Hi, I'm Cliff Weitzman.
I am dyslexic.
Reading a sentence takes me the same amount of energy and brain power as most people take to solve a long division math equation in their head.
I was diagnosed in 3rd grade. It was the best day of my life.
Before that, I would pretend to read in elementary school.
I’d sit with the book open in front of me and pass my finger under the words so that people (my parents, teachers, friends, siblings) wouldn’t think I was dumb, or lazy.
Reading circles were terrifying.
One by one kids would read. And it would get closer to me.
My hands would start to sweat.
So I timed it just right. And right before it was my turn…
I’d go hide in the bathroom.
I did this every time.
Luckily my Dad didn’t give up on me. He never gave up on me. Ever.
He’d sit on my bed; And In a slow, deep voice, he would read Harry Potter to me.

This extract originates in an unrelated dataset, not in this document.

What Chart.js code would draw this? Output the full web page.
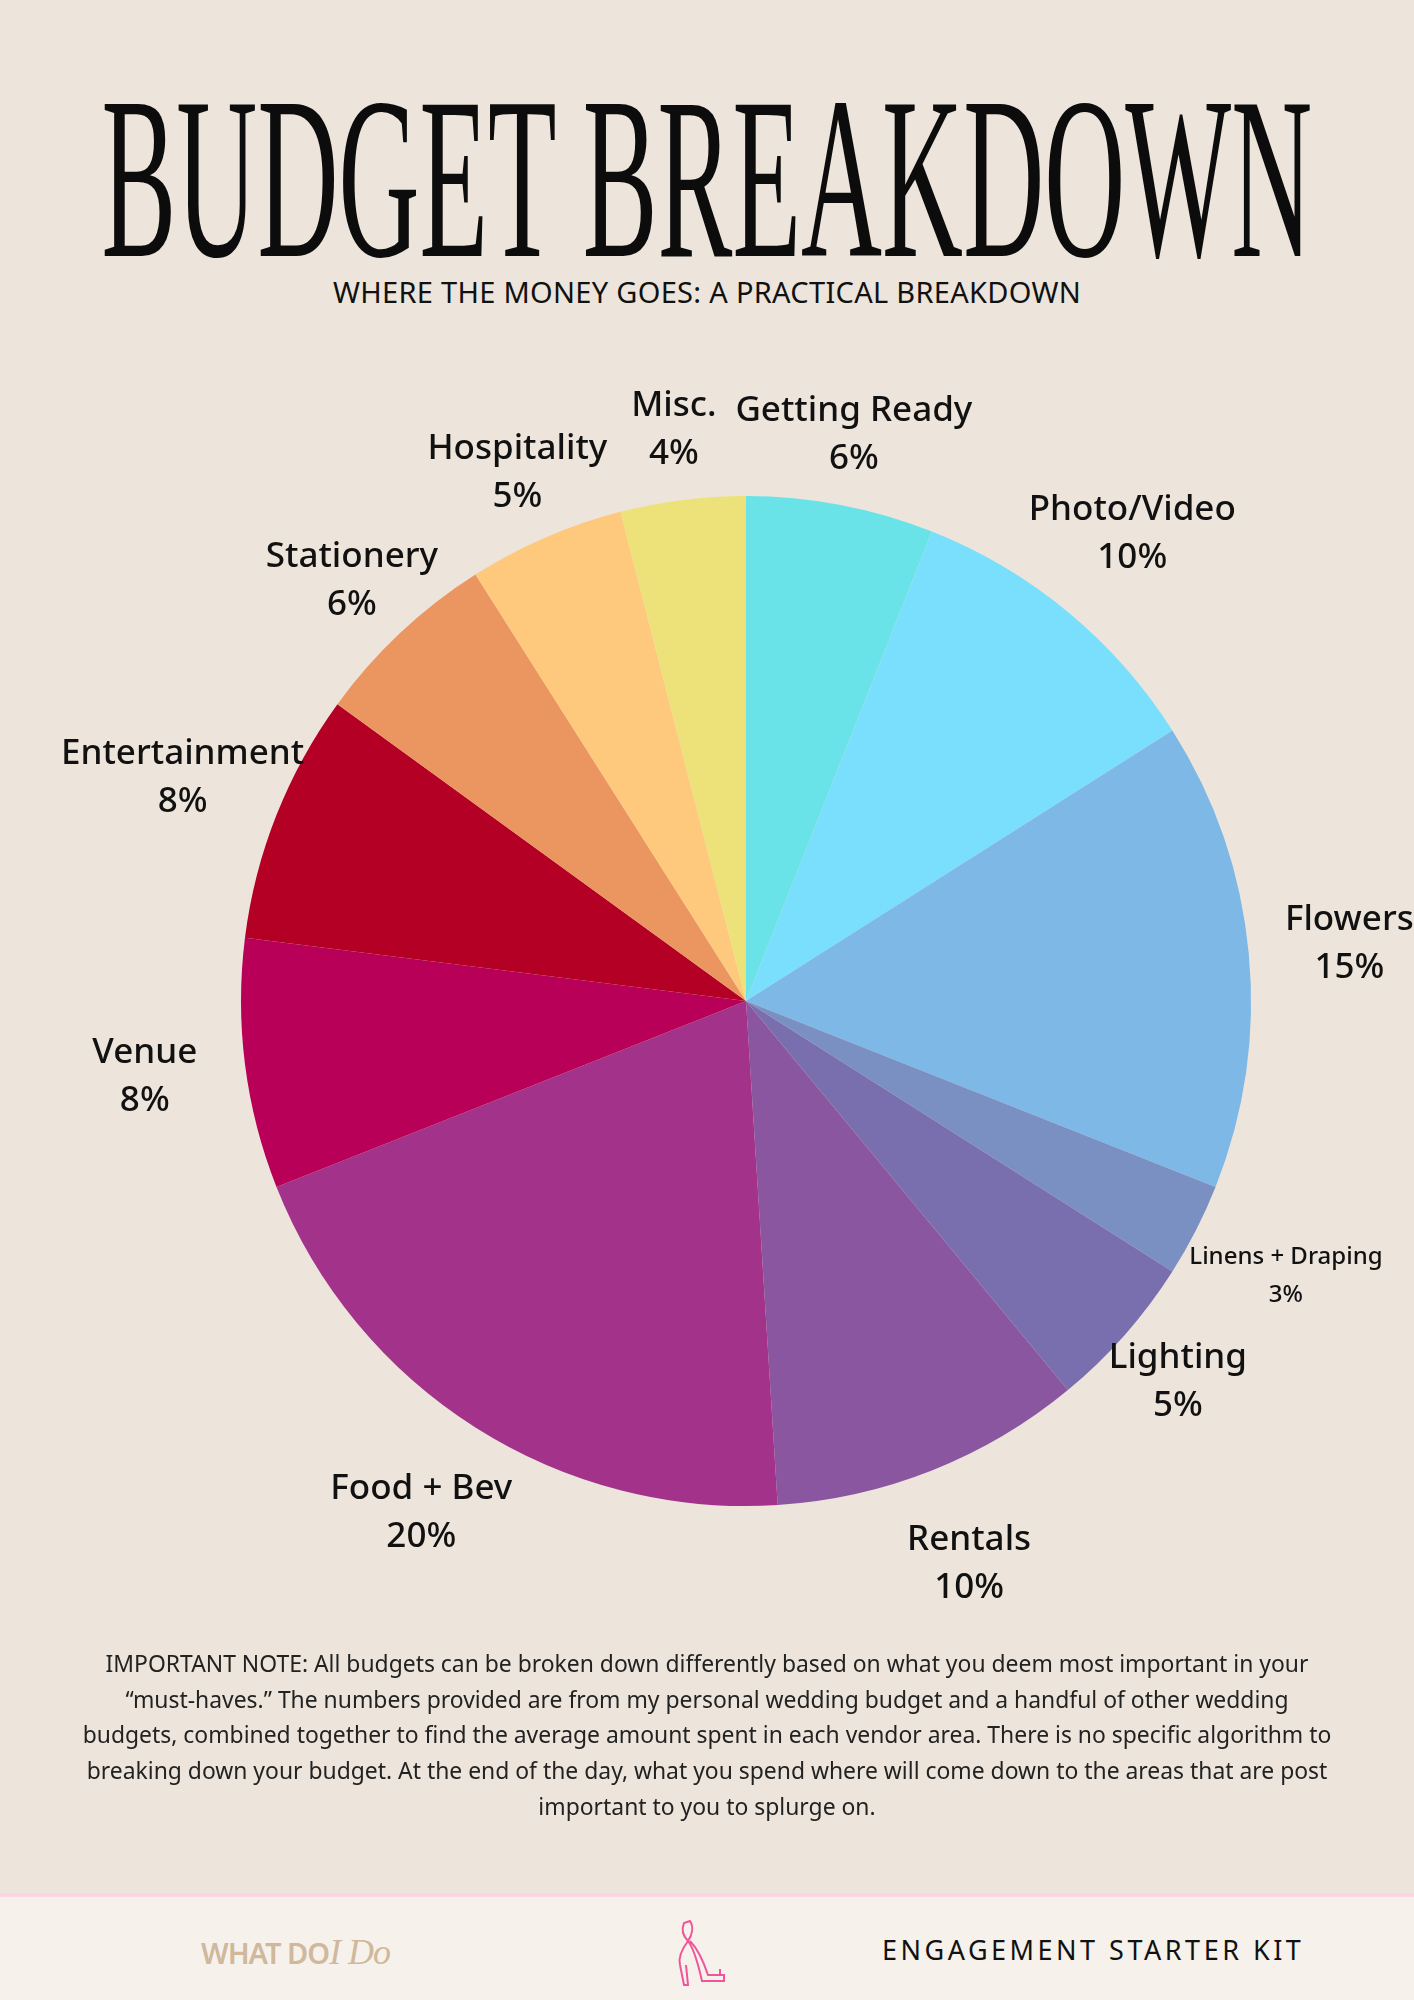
<!DOCTYPE html>
<html>
<head>
<meta charset="utf-8">
<script src="https://cdn.jsdelivr.net/npm/chart.js@4"></script>
<style>
  html, body { margin: 0; padding: 0; }
  body { width: 1414px; height: 2000px; background: #ede5db; position: relative; overflow: hidden; font-family: 'Noto Sans', sans-serif; color: #111; }
  #titletext { position: absolute; left: 707px; top: 62px; white-space: nowrap; font-family: 'Liberation Serif', serif; font-size: 232px; line-height: 232px; transform-origin: 0 0; color: #0c0c0c; }
  #subtitle { position: absolute; top: 272px; width: 1414px; text-align: center; font-size: 29px; letter-spacing: 0.3px; }
  #wrap { position: absolute; left: 0; top: 330px; width: 1414px; height: 1342px; }
  #note { position: absolute; left: 82px; top: 1646px; width: 1250px; text-align: center; font-size: 22.9px; line-height: 35.7px; color: #222; }
  #footer { position: absolute; left: 0; top: 1893px; width: 1414px; height: 107px; background: #f6f2eb; border-top: 4px solid #fcd5e5; }
  #brand { position: absolute; left: 201px; top: 34px; font-size: 29px; color: #cfb89c; font-weight: 600; letter-spacing: -1px; }
  #brand i { font-family: 'Liberation Serif', serif; font-weight: 400; font-size: 36px; }
  #kit { position: absolute; left: 882px; top: 34px; font-size: 27px; letter-spacing: 3.5px; color: #111; }
  #shoe { position: absolute; left: 664px; top: 22px; }
</style>
</head>
<body>
<div id="titletext">BUDGET BREAKDOWN</div>
<div id="subtitle">WHERE THE MONEY GOES: A PRACTICAL BREAKDOWN</div>
<div id="wrap"><canvas id="pie"></canvas></div>
<div id="note">IMPORTANT NOTE: All budgets can be broken down differently based on what you deem most important in your “must-haves.” The numbers provided are from my personal wedding budget and a handful of other wedding budgets, combined together to find the average amount spent in each vendor area. There is no specific algorithm to breaking down your budget. At the end of the day, what you spend where will come down to the areas that are post important to you to splurge on.</div>
<div id="footer">
  <div id="brand">WHAT DO<i>I Do</i></div>
  <svg id="shoe" width="90" height="70" viewBox="0 0 90 70" fill="none" stroke="#f0559b" stroke-width="2">
    <path d="M20 4 C16 14 22 20 24 22 C28 16 30 8 26 2 Z"/>
    <path d="M24 22 C18 30 14 38 16 46 M24 22 C30 30 34 44 38 62 L60 62 L60 56 L44 56 C40 44 34 30 26 22"/>
    <path d="M16 46 L20 66 L24 66 L22 46"/>
    <path d="M56 50 L56 56"/>
  </svg>
  <div id="kit">ENGAGEMENT STARTER KIT</div>
</div>
<script>
// DATA
const categories = ['Getting Ready', 'Photo/Video', 'Flowers', 'Linens + Draping', 'Lighting', 'Rentals',
    'Food + Bev', 'Venue', 'Entertainment', 'Stationery', 'Hospitality', 'Misc.'];
const percents = [6, 10, 15, 3, 5, 10, 20, 8, 8, 6, 5, 4];
const colors = ['#6ae3e8', '#7adffc', '#7db8e6', '#7b90c2', '#7a6fae', '#8b56a0',
    '#a3338a', '#b90059', '#b30024', '#eb9660', '#fec97c', '#ede27a'];

// fit title to the reference width (condensed look)
const tt = document.getElementById('titletext');
const s = 1211 / tt.offsetWidth;
tt.style.transform = 'translateX(-605.5px) scaleX(' + s + ')';

// outside labels at mid-angle of each slice
const outsideLabels = {
    id: 'outsideLabels',
    afterDatasetsDraw(chart) {
        const ctx = chart.ctx;
        const meta = chart.getDatasetMeta(0);
        ctx.save();
        ctx.fillStyle = '#111';
        ctx.textAlign = 'center';
        ctx.textBaseline = 'middle';
        meta.data.forEach((arc, i) => {
            const mid = (arc.startAngle + arc.endAngle) / 2;
            const r = arc.outerRadius * (percents[i] <= 6 && i !== 3 ? 1.14 : 1.2);
            const x = arc.x + Math.cos(mid) * r;
            const y = arc.y + Math.sin(mid) * r;
            const small = percents[i] < 4;
            const size = small ? 24 : 35;
            const gap = small ? 19 : 24;
            ctx.font = '500 ' + size + 'px "Noto Sans"';
            ctx.fillText(categories[i], x, y - gap);
            ctx.fillText(percents[i] + '%', x, y + gap);
        });
        ctx.restore();
    }
};

new Chart(document.getElementById('pie'), {
    type: 'pie',
    data: {
        labels: categories,
        datasets: [{ data: percents, backgroundColor: colors, borderWidth: 0 }]
    },
    options: {
        responsive: true,
        maintainAspectRatio: false,
        animation: false,
        layout: { padding: { left: 241, right: 163, top: 166, bottom: 166 } },
        plugins: { legend: { display: false }, tooltip: { enabled: false } }
    },
    plugins: [outsideLabels]
});
</script>
</body>
</html>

He’d record himself on a cassette tape. I’d fall asleep listening to it every night. Over and over, listening to my Dad’s voice.
I started pushing my listening speed, from 1x to 1.25x, 1.5x, 2x, then 2.5x speed. I started listening to 2 audiobooks a week. 100 audiobooks a year.
I was in special-ed class in high school. If there was no audiobook I was stuck.
I couldn’t finish my summer reading book for college – no audiobook for this one.
I had no other choice, I hacked an old text to speech computer system to read the remaining portion of the book over night into my iPhone and then listen to it on the plane.
I taught myself to code and improved the software further. I spent the next 4 years in college perfecting this system. Instead of slaving over a textbook while chained to my desk – I’d take 15 quick photos and then listen while eating breakfast or Longboarding to class.
I’d listen to the 100+ pages of reading assigned per week for my classes while on the train or on the bus.
Today, millions of people have been able to function in school and society because of Speechify.
Remember, that above all else, your mission is to be who you needed most when you were growing up. At least, it’s mine.